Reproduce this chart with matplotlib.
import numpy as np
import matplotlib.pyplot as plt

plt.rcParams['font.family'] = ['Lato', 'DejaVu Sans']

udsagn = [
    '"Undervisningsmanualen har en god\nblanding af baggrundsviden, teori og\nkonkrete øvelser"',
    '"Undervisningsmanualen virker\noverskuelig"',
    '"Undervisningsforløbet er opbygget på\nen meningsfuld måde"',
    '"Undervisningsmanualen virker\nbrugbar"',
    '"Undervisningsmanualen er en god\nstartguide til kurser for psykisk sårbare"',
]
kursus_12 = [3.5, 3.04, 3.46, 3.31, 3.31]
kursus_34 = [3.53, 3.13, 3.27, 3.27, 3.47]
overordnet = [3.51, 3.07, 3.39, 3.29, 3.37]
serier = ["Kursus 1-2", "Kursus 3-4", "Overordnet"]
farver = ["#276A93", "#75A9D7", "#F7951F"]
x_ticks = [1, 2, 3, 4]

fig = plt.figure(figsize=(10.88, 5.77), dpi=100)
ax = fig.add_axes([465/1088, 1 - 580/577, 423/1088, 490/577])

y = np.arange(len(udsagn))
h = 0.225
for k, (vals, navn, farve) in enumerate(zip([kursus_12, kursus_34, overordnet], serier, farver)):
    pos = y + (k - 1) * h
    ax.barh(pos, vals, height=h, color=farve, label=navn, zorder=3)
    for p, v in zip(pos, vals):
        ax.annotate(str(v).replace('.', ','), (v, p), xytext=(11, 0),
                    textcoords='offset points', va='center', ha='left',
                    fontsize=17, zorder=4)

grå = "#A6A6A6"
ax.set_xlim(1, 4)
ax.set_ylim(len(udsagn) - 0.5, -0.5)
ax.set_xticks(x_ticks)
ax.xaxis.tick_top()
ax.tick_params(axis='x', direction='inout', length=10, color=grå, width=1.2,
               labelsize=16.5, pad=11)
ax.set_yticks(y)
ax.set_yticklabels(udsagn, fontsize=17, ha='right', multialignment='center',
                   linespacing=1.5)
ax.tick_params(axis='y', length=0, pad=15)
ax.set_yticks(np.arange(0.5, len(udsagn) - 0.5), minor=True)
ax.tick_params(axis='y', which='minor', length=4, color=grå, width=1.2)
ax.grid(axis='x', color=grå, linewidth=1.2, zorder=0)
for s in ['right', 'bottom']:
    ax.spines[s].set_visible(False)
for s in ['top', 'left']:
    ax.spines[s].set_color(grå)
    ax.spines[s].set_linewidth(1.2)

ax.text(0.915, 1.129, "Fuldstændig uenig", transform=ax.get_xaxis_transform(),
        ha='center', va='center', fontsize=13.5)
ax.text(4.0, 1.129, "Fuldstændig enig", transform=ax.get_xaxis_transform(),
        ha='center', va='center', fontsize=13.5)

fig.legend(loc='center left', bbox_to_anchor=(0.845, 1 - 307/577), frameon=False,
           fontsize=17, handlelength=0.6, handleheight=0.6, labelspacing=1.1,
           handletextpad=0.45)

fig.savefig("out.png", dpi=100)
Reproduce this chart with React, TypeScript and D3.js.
________________________________________
Exercise requirements:
Print only the lines that run from the start of the listing to the line bearing "fontsize=17, zorder=4)"; please keep the first line and that last one, exactly as they appear.

Result of the exercise:
Reproduce this chart with matplotlib.
import numpy as np
import matplotlib.pyplot as plt

plt.rcParams['font.family'] = ['Lato', 'DejaVu Sans']

udsagn = [
    '"Undervisningsmanualen har en god\nblanding af baggrundsviden, teori og\nkonkrete øvelser"',
    '"Undervisningsmanualen virker\noverskuelig"',
    '"Undervisningsforløbet er opbygget på\nen meningsfuld måde"',
    '"Undervisningsmanualen virker\nbrugbar"',
    '"Undervisningsmanualen er en god\nstartguide til kurser for psykisk sårbare"',
]
kursus_12 = [3.5, 3.04, 3.46, 3.31, 3.31]
kursus_34 = [3.53, 3.13, 3.27, 3.27, 3.47]
overordnet = [3.51, 3.07, 3.39, 3.29, 3.37]
serier = ["Kursus 1-2", "Kursus 3-4", "Overordnet"]
farver = ["#276A93", "#75A9D7", "#F7951F"]
x_ticks = [1, 2, 3, 4]

fig = plt.figure(figsize=(10.88, 5.77), dpi=100)
ax = fig.add_axes([465/1088, 1 - 580/577, 423/1088, 490/577])

y = np.arange(len(udsagn))
h = 0.225
for k, (vals, navn, farve) in enumerate(zip([kursus_12, kursus_34, overordnet], serier, farver)):
    pos = y + (k - 1) * h
    ax.barh(pos, vals, height=h, color=farve, label=navn, zorder=3)
    for p, v in zip(pos, vals):
        ax.annotate(str(v).replace('.', ','), (v, p), xytext=(11, 0),
                    textcoords='offset points', va='center', ha='left',
                    fontsize=17, zorder=4)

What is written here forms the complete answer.